### Your objective
Transcribe all of the data exactly. Omit the pictures.

▬▬▬▬▬▬

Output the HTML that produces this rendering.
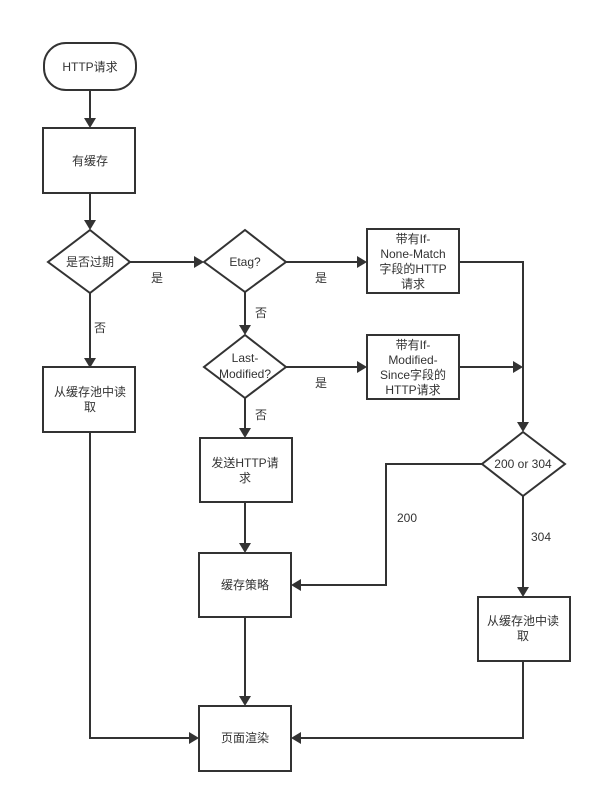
<!DOCTYPE html>
<html><head><meta charset="utf-8"><style>
html,body{margin:0;padding:0;background:#fff;}
svg{display:block;}
text{font-family:"Liberation Sans","Noto Sans CJK SC",sans-serif;font-size:12px;fill:#333;text-anchor:middle;}
.s{fill:#fff;stroke:#333;stroke-width:2;}
.l{fill:none;stroke:#333;stroke-width:2;}
.a{fill:#333;}
</style></head><body>
<svg width="606" height="800" viewBox="0 0 606 800" xmlns="http://www.w3.org/2000/svg">
<!-- connectors -->
<path class="l" d="M90 90V118 M90 193V222 M130 262H195 M90 293V359 M245 292V327 M286 262H358 M245 398V430 M286 367H358 M459 262H523V424 M459 367H514 M482 464H386V585H300 M523 496V589 M245 502V545 M245 617V697 M90 432V738H190 M523 661V738H300"/>
<!-- arrowheads -->
<polygon class="a" points="84,118 96,118 90,128"/>
<polygon class="a" points="84,220 96,220 90,230"/>
<polygon class="a" points="194,256 194,268 204,262"/>
<polygon class="a" points="84,358 96,358 90,368"/>
<polygon class="a" points="239,325 251,325 245,335"/>
<polygon class="a" points="357,256 357,268 367,262"/>
<polygon class="a" points="239,428 251,428 245,438"/>
<polygon class="a" points="357,361 357,373 367,367"/>
<polygon class="a" points="513,361 513,373 523,367"/>
<polygon class="a" points="517,422 529,422 523,432"/>
<polygon class="a" points="301,579 301,591 291,585"/>
<polygon class="a" points="517,587 529,587 523,597"/>
<polygon class="a" points="239,543 251,543 245,553"/>
<polygon class="a" points="239,696 251,696 245,706"/>
<polygon class="a" points="189,732 189,744 199,738"/>
<polygon class="a" points="301,732 301,744 291,738"/>
<!-- shapes -->
<rect class="s" x="44" y="43" width="92" height="47" rx="22"/>
<text x="90" y="71">HTTP请求</text>
<rect class="s" x="43" y="128" width="92" height="65"/>
<text x="90" y="165">有缓存</text>
<polygon class="s" points="90,230 130,262 90,293 48,262"/>
<text x="90" y="266">是否过期</text>
<polygon class="s" points="245,230 286,262 245,292 204,262"/>
<text x="245" y="266">Etag?</text>
<polygon class="s" points="245,335 286,367 245,398 204,367"/>
<text x="245" y="362">Last-</text><text x="245" y="378">Modified?</text>
<rect class="s" x="43" y="367" width="92" height="65"/>
<text x="90" y="396">从缓存池中读</text><text x="90" y="411">取</text>
<rect class="s" x="367" y="229" width="92" height="64"/>
<text x="413" y="243">带有If-</text><text x="413" y="258">None-Match</text><text x="413" y="273">字段的HTTP</text><text x="413" y="288">请求</text>
<rect class="s" x="367" y="335" width="92" height="64"/>
<text x="413" y="349">带有If-</text><text x="413" y="364">Modified-</text><text x="413" y="379">Since字段的</text><text x="413" y="394">HTTP请求</text>
<polygon class="s" points="523,432 565,464 523,496 482,464"/>
<text x="523" y="468">200 or 304</text>
<rect class="s" x="200" y="438" width="92" height="64"/>
<text x="245" y="467">发送HTTP请</text><text x="245" y="482">求</text>
<rect class="s" x="199" y="553" width="92" height="64"/>
<text x="245" y="589">缓存策略</text>
<rect class="s" x="478" y="597" width="92" height="64"/>
<text x="523" y="625">从缓存池中读</text><text x="523" y="640">取</text>
<rect class="s" x="199" y="706" width="92" height="65"/>
<text x="245" y="742">页面渲染</text>
<!-- labels -->
<text x="157" y="282">是</text>
<text x="100" y="332">否</text>
<text x="321" y="282">是</text>
<text x="261" y="317">否</text>
<text x="321" y="387">是</text>
<text x="261" y="419">否</text>
<text x="407" y="522">200</text>
<text x="541" y="541">304</text>
</svg>
</body></html>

▬▬▬▬▬▬

### Result below
Output the HTML that produces this rendering.
<!DOCTYPE html>
<html><head><meta charset="utf-8"><style>
html,body{margin:0;padding:0;background:#fff;}
svg{display:block;}
text{font-family:"Liberation Sans","Noto Sans CJK SC",sans-serif;font-size:12px;fill:#333;text-anchor:middle;}
.s{fill:#fff;stroke:#333;stroke-width:2;}
.l{fill:none;stroke:#333;stroke-width:2;}
.a{fill:#333;}
</style></head><body>
<svg width="606" height="800" viewBox="0 0 606 800" xmlns="http://www.w3.org/2000/svg">
<!-- connectors -->
<path class="l" d="M90 90V118 M90 193V222 M130 262H195 M90 293V359 M245 292V327 M286 262H358 M245 398V430 M286 367H358 M459 262H523V424 M459 367H514 M482 464H386V585H300 M523 496V589 M245 502V545 M245 617V697 M90 432V738H190 M523 661V738H300"/>
<!-- arrowheads -->
<polygon class="a" points="84,118 96,118 90,128"/>
<polygon class="a" points="84,220 96,220 90,230"/>
<polygon class="a" points="194,256 194,268 204,262"/>
<polygon class="a" points="84,358 96,358 90,368"/>
<polygon class="a" points="239,325 251,325 245,335"/>
<polygon class="a" points="357,256 357,268 367,262"/>
<polygon class="a" points="239,428 251,428 245,438"/>
<polygon class="a" points="357,361 357,373 367,367"/>
<polygon class="a" points="513,361 513,373 523,367"/>
<polygon class="a" points="517,422 529,422 523,432"/>
<polygon class="a" points="301,579 301,591 291,585"/>
<polygon class="a" points="517,587 529,587 523,597"/>
<polygon class="a" points="239,543 251,543 245,553"/>
<polygon class="a" points="239,696 251,696 245,706"/>
<polygon class="a" points="189,732 189,744 199,738"/>
<polygon class="a" points="301,732 301,744 291,738"/>
<!-- shapes -->
<rect class="s" x="44" y="43" width="92" height="47" rx="22"/>
<text x="90" y="71">HTTP请求</text>
<rect class="s" x="43" y="128" width="92" height="65"/>
<text x="90" y="165">有缓存</text>
<polygon class="s" points="90,230 130,262 90,293 48,262"/>
<text x="90" y="266">是否过期</text>
<polygon class="s" points="245,230 286,262 245,292 204,262"/>
<text x="245" y="266">Etag?</text>
<polygon class="s" points="245,335 286,367 245,398 204,367"/>
<text x="245" y="362">Last-</text><text x="245" y="378">Modified?</text>
<rect class="s" x="43" y="367" width="92" height="65"/>
<text x="90" y="396">从缓存池中读</text><text x="90" y="411">取</text>
<rect class="s" x="367" y="229" width="92" height="64"/>
<text x="413" y="243">带有If-</text><text x="413" y="258">None-Match</text><text x="413" y="273">字段的HTTP</text><text x="413" y="288">请求</text>
<rect class="s" x="367" y="335" width="92" height="64"/>
<text x="413" y="349">带有If-</text><text x="413" y="364">Modified-</text><text x="413" y="379">Since字段的</text><text x="413" y="394">HTTP请求</text>
<polygon class="s" points="523,432 565,464 523,496 482,464"/>
<text x="523" y="468">200 or 304</text>
<rect class="s" x="200" y="438" width="92" height="64"/>
<text x="245" y="467">发送HTTP请</text><text x="245" y="482">求</text>
<rect class="s" x="199" y="553" width="92" height="64"/>
<text x="245" y="589">缓存策略</text>
<rect class="s" x="478" y="597" width="92" height="64"/>
<text x="523" y="625">从缓存池中读</text><text x="523" y="640">取</text>
<rect class="s" x="199" y="706" width="92" height="65"/>
<text x="245" y="742">页面渲染</text>
<!-- labels -->
<text x="157" y="282">是</text>
<text x="100" y="332">否</text>
<text x="321" y="282">是</text>
<text x="261" y="317">否</text>
<text x="321" y="387">是</text>
<text x="261" y="419">否</text>
<text x="407" y="522">200</text>
<text x="541" y="541">304</text>
</svg>
</body></html>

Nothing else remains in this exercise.